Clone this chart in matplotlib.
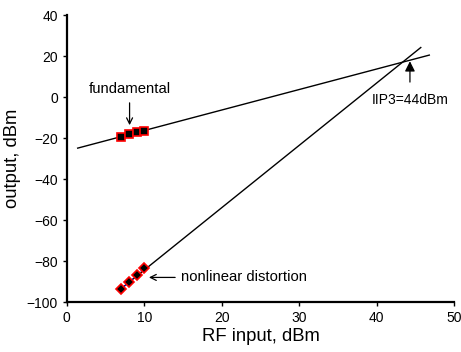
import matplotlib

matplotlib.use("Agg")
import matplotlib.pyplot as plt

# measured points
fund_x = [7, 8, 9, 10]
fund_y = [-19.3, -18.2, -17.2, -16.3]
dist_x = [7, 8, 9, 10]
dist_y = [-93.8, -90.4, -87.0, -83.3]

# fitted lines (slope 1 and slope 3)
fund_line_x = [1.4, 46.8]
fund_line_y = [-24.9, 20.5]
dist_line_x = [7, 45.7]
dist_line_y = [-93.5, 24.2]

x_ticks = [0, 10, 20, 30, 40, 50]
y_ticks = [-100, -80, -60, -40, -20, 0, 20, 40]

plt.rcParams.update(
    {
        "font.family": ["Liberation Sans", "DejaVu Sans"],
        "axes.unicode_minus": True,
    }
)

fig = plt.figure(figsize=(4.61, 3.52), dpi=100)
ax = fig.add_axes([0.145, 0.142, 0.84, 0.815])

ax.plot(fund_line_x, fund_line_y, color="black", linewidth=1.0)
ax.plot(dist_line_x, dist_line_y, color="black", linewidth=1.0)

ax.plot(fund_x, fund_y, color="blue", linewidth=0.6, linestyle="--",
        marker="s", markersize=6, markerfacecolor="black",
        markeredgecolor="red", markeredgewidth=1.2, zorder=3)
ax.plot(dist_x, dist_y, color="blue", linewidth=0.6, linestyle="--",
        marker="D", markersize=5.5, markerfacecolor="black",
        markeredgecolor="red", markeredgewidth=1.2, zorder=3)

ax.annotate("fundamental", xy=(8.1, -13.7), xytext=(8.1, 4.0),
            ha="center", va="center", fontsize=10.7,
            arrowprops=dict(arrowstyle="->", color="black", lw=0.9,
                            shrinkA=3, shrinkB=0))
ax.annotate("nonlinear distortion", xy=(10.6, -88.0), xytext=(14.7, -88.0),
            ha="left", va="center", fontsize=10.7,
            arrowprops=dict(arrowstyle="->", color="black", lw=0.9,
                            shrinkA=2, shrinkB=0))
ax.annotate("IIP3=44dBm", xy=(44.3, 17.5), xytext=(44.3, -1.5),
            ha="center", va="center", fontsize=10,
            arrowprops=dict(arrowstyle="-|>", color="black", lw=0.9,
                            mutation_scale=15, shrinkA=6, shrinkB=0))

ax.set_xlim(0, 50)
ax.set_ylim(-100, 40)
ax.set_xticks(x_ticks)
ax.set_yticks(y_ticks)
ax.tick_params(direction="out", length=3, width=1, labelsize=10)
ax.spines["top"].set_visible(False)
ax.spines["right"].set_visible(False)
ax.spines["left"].set_linewidth(1.6)
ax.spines["bottom"].set_linewidth(1.6)
ax.set_xlabel("RF input, dBm", fontsize=13.3, labelpad=2)
ax.set_ylabel("output, dBm", fontsize=13.3, labelpad=4)

fig.savefig("out.png", dpi=100)
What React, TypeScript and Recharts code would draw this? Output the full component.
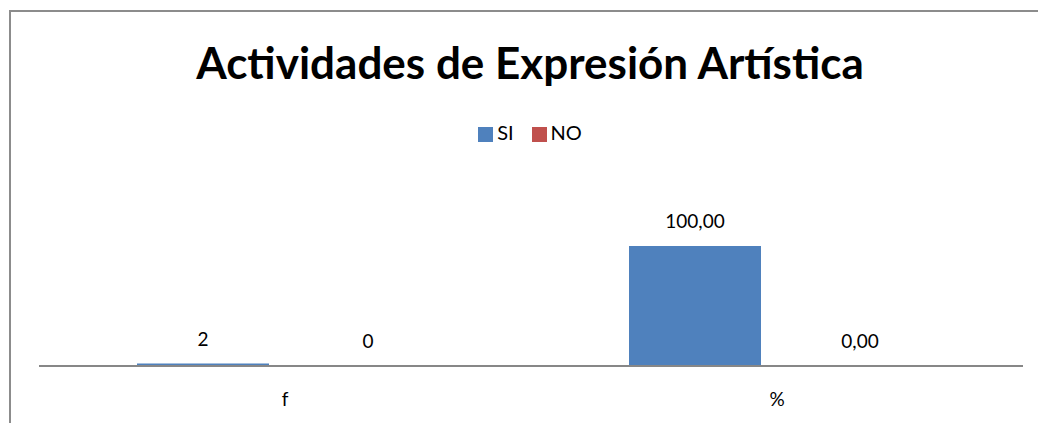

· · · ·

Go through the listing above and write it out again exactly, dropping the pictures.

## Exercise response:
Clone this chart in matplotlib.
import matplotlib

matplotlib.use("Agg")
import matplotlib.pyplot as plt

# measured points
fund_x = [7, 8, 9, 10]
fund_y = [-19.3, -18.2, -17.2, -16.3]
dist_x = [7, 8, 9, 10]
dist_y = [-93.8, -90.4, -87.0, -83.3]

# fitted lines (slope 1 and slope 3)
fund_line_x = [1.4, 46.8]
fund_line_y = [-24.9, 20.5]
dist_line_x = [7, 45.7]
dist_line_y = [-93.5, 24.2]

x_ticks = [0, 10, 20, 30, 40, 50]
y_ticks = [-100, -80, -60, -40, -20, 0, 20, 40]

plt.rcParams.update(
    {
        "font.family": ["Liberation Sans", "DejaVu Sans"],
        "axes.unicode_minus": True,
    }
)

fig = plt.figure(figsize=(4.61, 3.52), dpi=100)
ax = fig.add_axes([0.145, 0.142, 0.84, 0.815])

ax.plot(fund_line_x, fund_line_y, color="black", linewidth=1.0)
ax.plot(dist_line_x, dist_line_y, color="black", linewidth=1.0)

ax.plot(fund_x, fund_y, color="blue", linewidth=0.6, linestyle="--",
        marker="s", markersize=6, markerfacecolor="black",
        markeredgecolor="red", markeredgewidth=1.2, zorder=3)
ax.plot(dist_x, dist_y, color="blue", linewidth=0.6, linestyle="--",
        marker="D", markersize=5.5, markerfacecolor="black",
        markeredgecolor="red", markeredgewidth=1.2, zorder=3)

ax.annotate("fundamental", xy=(8.1, -13.7), xytext=(8.1, 4.0),
            ha="center", va="center", fontsize=10.7,
            arrowprops=dict(arrowstyle="->", color="black", lw=0.9,
                            shrinkA=3, shrinkB=0))
ax.annotate("nonlinear distortion", xy=(10.6, -88.0), xytext=(14.7, -88.0),
            ha="left", va="center", fontsize=10.7,
            arrowprops=dict(arrowstyle="->", color="black", lw=0.9,
                            shrinkA=2, shrinkB=0))
ax.annotate("IIP3=44dBm", xy=(44.3, 17.5), xytext=(44.3, -1.5),
            ha="center", va="center", fontsize=10,
            arrowprops=dict(arrowstyle="-|>", color="black", lw=0.9,
                            mutation_scale=15, shrinkA=6, shrinkB=0))

ax.set_xlim(0, 50)
ax.set_ylim(-100, 40)
ax.set_xticks(x_ticks)
ax.set_yticks(y_ticks)
ax.tick_params(direction="out", length=3, width=1, labelsize=10)
ax.spines["top"].set_visible(False)
ax.spines["right"].set_visible(False)
ax.spines["left"].set_linewidth(1.6)
ax.spines["bottom"].set_linewidth(1.6)
ax.set_xlabel("RF input, dBm", fontsize=13.3, labelpad=2)
ax.set_ylabel("output, dBm", fontsize=13.3, labelpad=4)

fig.savefig("out.png", dpi=100)
What React, TypeScript and Recharts code would draw this? Output the full component.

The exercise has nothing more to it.